Objective: Give again, word for word, the lines below that run from the line with "What Plotly code" through the line with "y_exps = [-4, -2, 0, 2, 4]". Drop the pictures.

Material to process:
[START]

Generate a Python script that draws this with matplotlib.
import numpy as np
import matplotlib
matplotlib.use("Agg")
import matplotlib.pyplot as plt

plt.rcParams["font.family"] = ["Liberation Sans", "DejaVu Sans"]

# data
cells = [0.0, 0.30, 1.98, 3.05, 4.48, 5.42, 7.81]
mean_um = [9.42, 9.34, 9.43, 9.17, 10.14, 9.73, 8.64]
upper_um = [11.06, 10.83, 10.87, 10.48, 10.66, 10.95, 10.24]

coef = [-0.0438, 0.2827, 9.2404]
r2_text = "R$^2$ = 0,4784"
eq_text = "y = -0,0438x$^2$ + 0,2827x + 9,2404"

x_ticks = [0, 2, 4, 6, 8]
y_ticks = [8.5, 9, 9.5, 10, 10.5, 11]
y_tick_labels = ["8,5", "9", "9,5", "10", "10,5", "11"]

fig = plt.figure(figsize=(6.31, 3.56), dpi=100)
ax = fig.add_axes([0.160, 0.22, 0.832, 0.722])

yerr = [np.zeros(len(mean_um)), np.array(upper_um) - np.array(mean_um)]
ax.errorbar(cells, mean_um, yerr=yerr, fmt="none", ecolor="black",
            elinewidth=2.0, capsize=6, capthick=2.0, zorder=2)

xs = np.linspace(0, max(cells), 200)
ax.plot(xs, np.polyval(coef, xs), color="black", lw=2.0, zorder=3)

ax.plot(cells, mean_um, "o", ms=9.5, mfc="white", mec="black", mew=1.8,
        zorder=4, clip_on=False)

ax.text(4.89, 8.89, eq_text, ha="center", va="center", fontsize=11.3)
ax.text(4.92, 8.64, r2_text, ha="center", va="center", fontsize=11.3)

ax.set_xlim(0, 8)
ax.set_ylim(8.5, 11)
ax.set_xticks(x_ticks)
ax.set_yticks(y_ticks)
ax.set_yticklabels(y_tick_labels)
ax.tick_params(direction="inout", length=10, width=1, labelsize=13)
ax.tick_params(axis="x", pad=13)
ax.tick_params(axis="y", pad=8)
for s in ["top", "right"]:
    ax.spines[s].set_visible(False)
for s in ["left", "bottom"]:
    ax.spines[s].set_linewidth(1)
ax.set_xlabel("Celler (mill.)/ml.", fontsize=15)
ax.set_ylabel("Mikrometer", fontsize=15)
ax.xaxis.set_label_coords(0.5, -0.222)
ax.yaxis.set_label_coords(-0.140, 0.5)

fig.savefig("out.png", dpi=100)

[END]
[START]

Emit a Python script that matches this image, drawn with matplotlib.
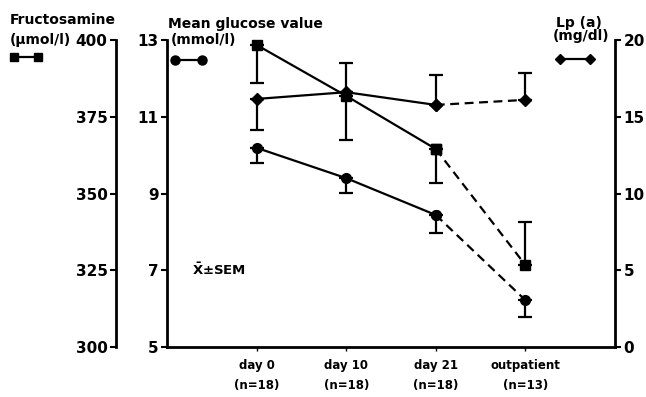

[END]
[START]

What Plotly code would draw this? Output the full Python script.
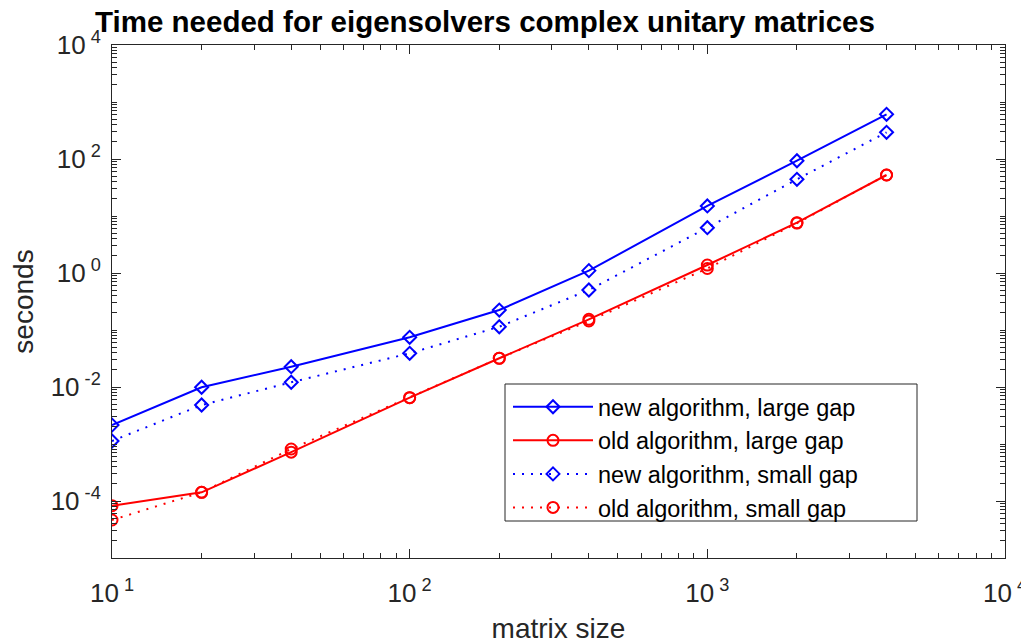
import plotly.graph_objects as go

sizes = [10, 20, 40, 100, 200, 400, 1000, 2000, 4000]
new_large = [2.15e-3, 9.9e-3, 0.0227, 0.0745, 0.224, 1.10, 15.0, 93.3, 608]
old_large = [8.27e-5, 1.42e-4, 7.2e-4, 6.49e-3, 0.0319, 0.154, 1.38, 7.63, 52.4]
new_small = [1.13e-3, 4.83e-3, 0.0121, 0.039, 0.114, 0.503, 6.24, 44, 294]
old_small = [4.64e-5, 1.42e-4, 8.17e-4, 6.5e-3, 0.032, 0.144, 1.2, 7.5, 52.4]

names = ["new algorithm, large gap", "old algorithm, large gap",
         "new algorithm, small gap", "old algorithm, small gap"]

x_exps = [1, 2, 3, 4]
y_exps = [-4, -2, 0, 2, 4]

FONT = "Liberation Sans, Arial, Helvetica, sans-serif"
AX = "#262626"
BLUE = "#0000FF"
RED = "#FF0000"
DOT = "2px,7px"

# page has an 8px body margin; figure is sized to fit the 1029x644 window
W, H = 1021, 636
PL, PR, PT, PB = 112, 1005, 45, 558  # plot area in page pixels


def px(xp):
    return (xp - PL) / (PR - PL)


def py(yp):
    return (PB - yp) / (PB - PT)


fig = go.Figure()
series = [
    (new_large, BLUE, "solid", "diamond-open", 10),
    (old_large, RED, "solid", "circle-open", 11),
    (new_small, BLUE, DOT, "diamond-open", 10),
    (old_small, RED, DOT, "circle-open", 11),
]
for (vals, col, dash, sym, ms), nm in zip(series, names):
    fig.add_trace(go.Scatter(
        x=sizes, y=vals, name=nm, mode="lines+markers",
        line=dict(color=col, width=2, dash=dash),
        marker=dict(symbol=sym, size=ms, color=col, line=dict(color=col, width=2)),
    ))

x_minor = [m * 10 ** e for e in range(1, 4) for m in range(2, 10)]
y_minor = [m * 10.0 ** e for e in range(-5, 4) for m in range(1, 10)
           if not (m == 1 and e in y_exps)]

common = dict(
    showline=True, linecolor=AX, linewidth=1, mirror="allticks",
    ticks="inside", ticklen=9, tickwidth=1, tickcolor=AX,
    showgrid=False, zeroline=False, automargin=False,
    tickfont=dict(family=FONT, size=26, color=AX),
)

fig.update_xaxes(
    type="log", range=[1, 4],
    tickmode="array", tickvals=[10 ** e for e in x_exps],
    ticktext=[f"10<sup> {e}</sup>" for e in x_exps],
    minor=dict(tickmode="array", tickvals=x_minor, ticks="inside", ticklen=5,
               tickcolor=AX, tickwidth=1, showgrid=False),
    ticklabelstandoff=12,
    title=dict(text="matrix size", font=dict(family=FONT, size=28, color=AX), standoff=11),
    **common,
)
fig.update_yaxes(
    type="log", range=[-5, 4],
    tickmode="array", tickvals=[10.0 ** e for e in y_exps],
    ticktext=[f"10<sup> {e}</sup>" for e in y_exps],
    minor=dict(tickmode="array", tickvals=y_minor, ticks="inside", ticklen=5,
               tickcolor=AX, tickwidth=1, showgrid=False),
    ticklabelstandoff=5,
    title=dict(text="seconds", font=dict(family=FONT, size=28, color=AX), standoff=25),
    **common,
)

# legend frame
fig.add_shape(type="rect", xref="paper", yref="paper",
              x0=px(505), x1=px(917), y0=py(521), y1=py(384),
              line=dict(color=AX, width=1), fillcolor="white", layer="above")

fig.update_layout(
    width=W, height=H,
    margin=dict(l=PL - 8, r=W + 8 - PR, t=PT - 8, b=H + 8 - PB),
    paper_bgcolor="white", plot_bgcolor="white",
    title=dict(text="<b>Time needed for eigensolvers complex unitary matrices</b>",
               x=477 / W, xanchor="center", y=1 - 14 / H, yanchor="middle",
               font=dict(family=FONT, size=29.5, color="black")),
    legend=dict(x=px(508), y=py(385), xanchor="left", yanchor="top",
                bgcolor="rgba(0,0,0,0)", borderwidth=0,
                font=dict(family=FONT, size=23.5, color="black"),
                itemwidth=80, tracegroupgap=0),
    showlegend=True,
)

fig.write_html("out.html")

[END]

Answer to the exercise:
What Plotly code would draw this? Output the full Python script.
import plotly.graph_objects as go

sizes = [10, 20, 40, 100, 200, 400, 1000, 2000, 4000]
new_large = [2.15e-3, 9.9e-3, 0.0227, 0.0745, 0.224, 1.10, 15.0, 93.3, 608]
old_large = [8.27e-5, 1.42e-4, 7.2e-4, 6.49e-3, 0.0319, 0.154, 1.38, 7.63, 52.4]
new_small = [1.13e-3, 4.83e-3, 0.0121, 0.039, 0.114, 0.503, 6.24, 44, 294]
old_small = [4.64e-5, 1.42e-4, 8.17e-4, 6.5e-3, 0.032, 0.144, 1.2, 7.5, 52.4]

names = ["new algorithm, large gap", "old algorithm, large gap",
         "new algorithm, small gap", "old algorithm, small gap"]

x_exps = [1, 2, 3, 4]
y_exps = [-4, -2, 0, 2, 4]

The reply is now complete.